Construction Industry Trends: April 2023 Construction News Roundup
While April was generally mixed for the construction industry, the small positives that we’ve seen building up over the course of the last year are starting to turn into real progress—and more silver linings might be on the way. For this month’s news roundup, we’ll take a look at promising market opportunities, the potential for AI to improve efficiency for contractors, and whether construction hiring is more boom or bust so far this year.
Promising Outlook for Future Growth
The global construction industry market size is on track to grow to a value of USD 17,247.96 billion by 2029 with a compound annual growth rate (CAGR) of 7.3%. For perspective, the construction industry was most recently valued at USD 11,561.40 billion in 2020. Significant growth is expected in the building category of construction in the coming years—especially as more than $1 trillion in funding for the Bipartisan Infrastructure Law (BIL) begins to roll out in the U.S. over the next eight to 12 years.
Asia Pacific Region
The Asia Pacific region is projected to experience the most growth and opportunity over the next six years, according to the same Global Construction Industry Market report. Countries in the Middle East and Africa are well positioned to experience rapid increases in market revenue, but even combined they pale in comparison to the Asia Pacific region which is expected to dominate in this respect.
Growth is being driven by the rising per capita wealth and improving economic conditions in developing countries with new populations of consumers with disposable income to spend in commercial spaces that need to be built. Specifically, the heavy and civil engineering sectors of the construction industry have experienced the most growth in these countries.
Commercial & Residential Sector Expansion
The commercial sector is expanding in these developing countries as their governments increase spending on infrastructure.
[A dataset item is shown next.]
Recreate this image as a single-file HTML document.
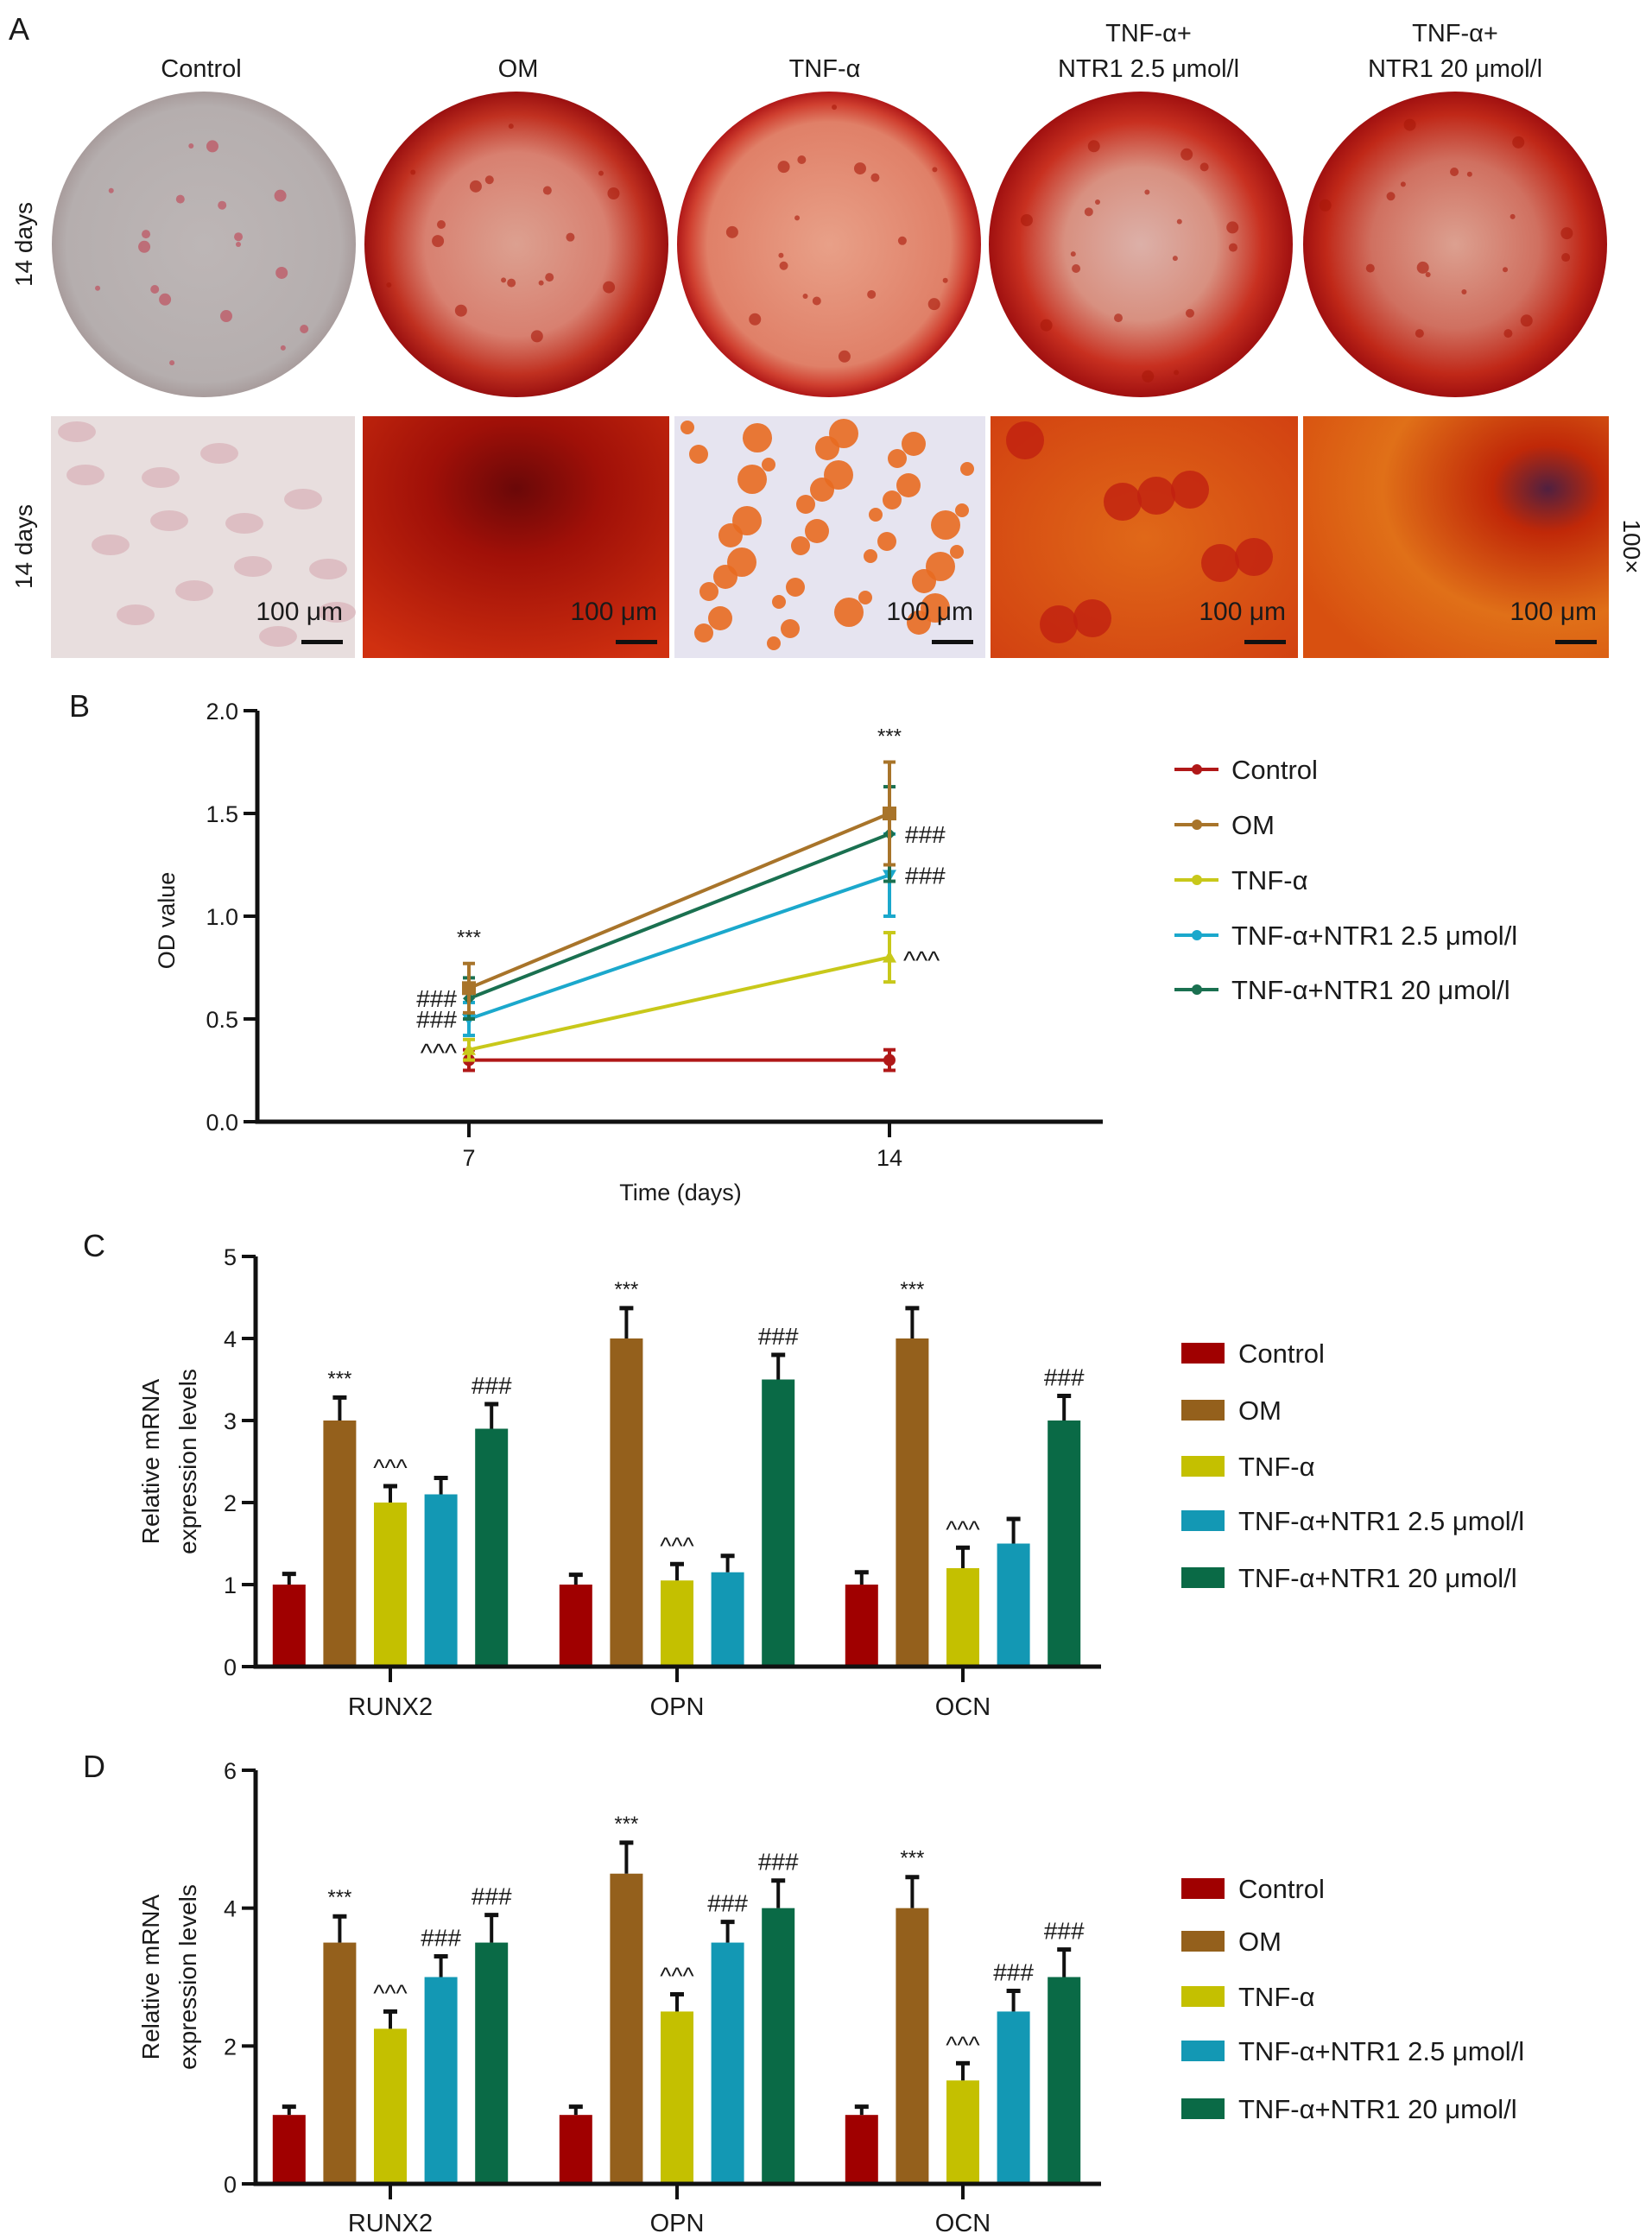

However, the demand for residential construction in these countries will still outpace commercial construction.
During this forecast timeframe, there will also be opportunities for developers working on environmentally friendly structures with low carbon emissions. These structures are increasingly in demand as more companies continue committing to “going green.” Even residential homes with a lower carbon footprint are more appealing to homeowners in these emerging countries. Climate-friendly homes can reduce carbon emissions and save homeowners money in the U.S.
Governments around the world have also begun to impose strict regulations on practices they say are harmful to the environment as more commit to reaching net-zero emissions by 2050. As a result, some construction companies have had to change how they operate to maintain compliance, avoid fines, and preserve their ability to work on lucrative government projects like the BIL.
Land Planning & Development
These new environmental regulations have created an increased demand for land planning and development services which are expected to account for the greatest revenue share over the projection period. Land planning and development services are also being used to optimize resource utilization which has been in demand ever since unpredictable supply chain delays first became an issue.
Automation and the Internet of Things (IoT)
Automating construction machines will make job sites safer, more efficient, and cost-effective—all of which will drive up revenue in the construction market in the coming years as the technology becomes more commonly accessible for companies to implement.
Variable Raw Material Pricing
The biggest restraint for the market in meeting this demand over the next few years will be the variable pricing of raw materials. The persistent challenges in acquiring natural resources on time for a project and for a reasonable rate due to material scarcity or supply chain disruptions have contributed to the ongoing need for land planning and development services.
Job Boom in Construction? Depends on Where You Look
There are plenty of job sectors within the field of construction that are on a path of steady growth, but the industry as a whole continues to face challenges in finding enough workers to meet demand as more workers reach retirement age. This has remained true even as the industry is set to be infused with $550 billion in new spending on roads, railways, bridges, and broadband internet over the next several years as part of the BIL funding package.
Job Application Decline & Job Vacancies
These funds could be rendered useless if they cannot fill the already-open job positions in construction. Contractors have recently seen declines in application activity. The industry employs 1.1% more people than it did in 2018 but still has not recovered as much as it needs to. The BIL has not set aside adequate funding to train individuals for these vacant positions that are only adding to the construction labor deficit. The money is there, but not the people. Which leads us to our next issue....
Trade Teacher Shortage Impact on Talent Pipeline
The initiative to expand training for construction trades began well over 10 years ago as an industry with more workers retiring than could be replaced by current talent pipelines. There are plenty of students interested in learning the construction trade right now, but many of them are stuck on long waiting lists as they are confronted with another shortage—qualified teachers. In a profession where there is far more money working in the trade itself, there is currently not enough incentive for people to choose to teach the trade instead.
Possible Rebound in Sight
According to one data firm, the construction industry is finally showing signs of rebounding after the sector employed almost eight million people at the start of 2023. This marks the highest number of people employed in construction since the pandemic began when levels were around six million. While construction still has a long way to go before it no longer is in a hiring crisis, there is finally hope that the industry can start closing the labor gap.